Lobsters

Lobsters are large marine crustaceans that belong to the family Nephropidae. They have long bodies and are characterized by their large first pair of claws and muscular tails. They can be found in all oceans, usually on rocky or muddy bottoms, living in crevices and burrows and feeding on plants, mollusks and fish.

Anatomy

All lobster species have their bodies protected by a hard exoskeleton. In order to grow, they must molt their carapace which makes them vulnerable to predators, and some have adapted to changing color until developing a new exoskeleton. These animals have 5 pairs of legs, with the first 3 having claws. The first pair of claws is the largest, which is used for catching prey or for defending or scooping up the sea floor. Due to the specific techniques and diets, lobsters may have specialized claws which may alter their general bilateral symmetry.

The body of a lobster is composed of a cephalothorax – which is actually the head and the thorax fused together, protected by a hard external carapace – and a strong and muscular abdomen which is used for swimming. The head of a lobster has appendages such as antennae, with which it senses movement and food on the sea floor, since they usually live in a murky environment where the eyes don’t play a significant role.

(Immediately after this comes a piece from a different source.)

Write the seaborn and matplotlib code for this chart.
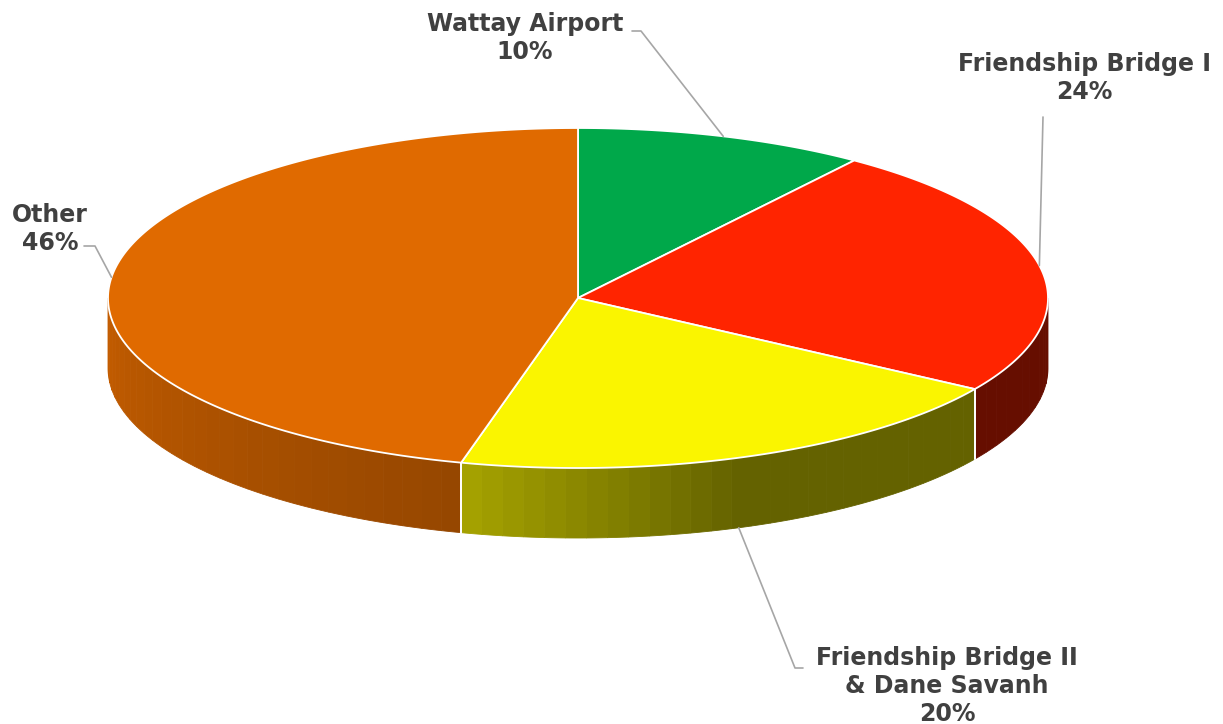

On the head there are also present the mandibles, two pair of maxillae and the maxilllipeds.

Life span

Large lobster specimens have been estimated to be 60 years of age, although an accurate determination of their age is difficult. There is research that may suggest that the age of the lobster does not influence fertility, as it will not slow down or decrease in quality over time. It has been discovered that older lobsters are actually more fertile than younger specimens. In most vertebrates, telomerase, an enzyme responsible for repairing telomeres (the repetitive ends of chromosomes), is active only during early stages of development.

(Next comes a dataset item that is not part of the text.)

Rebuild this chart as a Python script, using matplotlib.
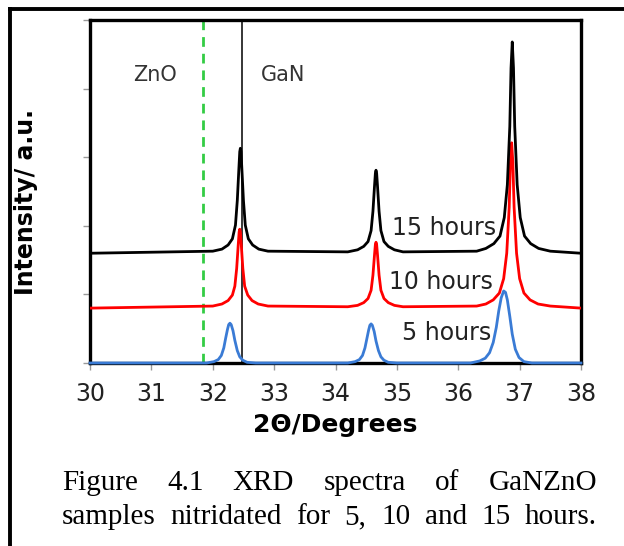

The aging process is strongly related to the lack of telomerase activity, but it seems that in the case of lobster species, this enzyme continues its activity though the entire adulthood, and it is expressed throughout all the tissues of the body. This telomerase activity has been correlated to the particularly long life span and fertility of lobster species.

Because lobsters grow throughout their entire life time, they are able to reach impressive sizes, with the largest specimen, captured in Nova Scotia, Canada, weighing 20.15 kilograms.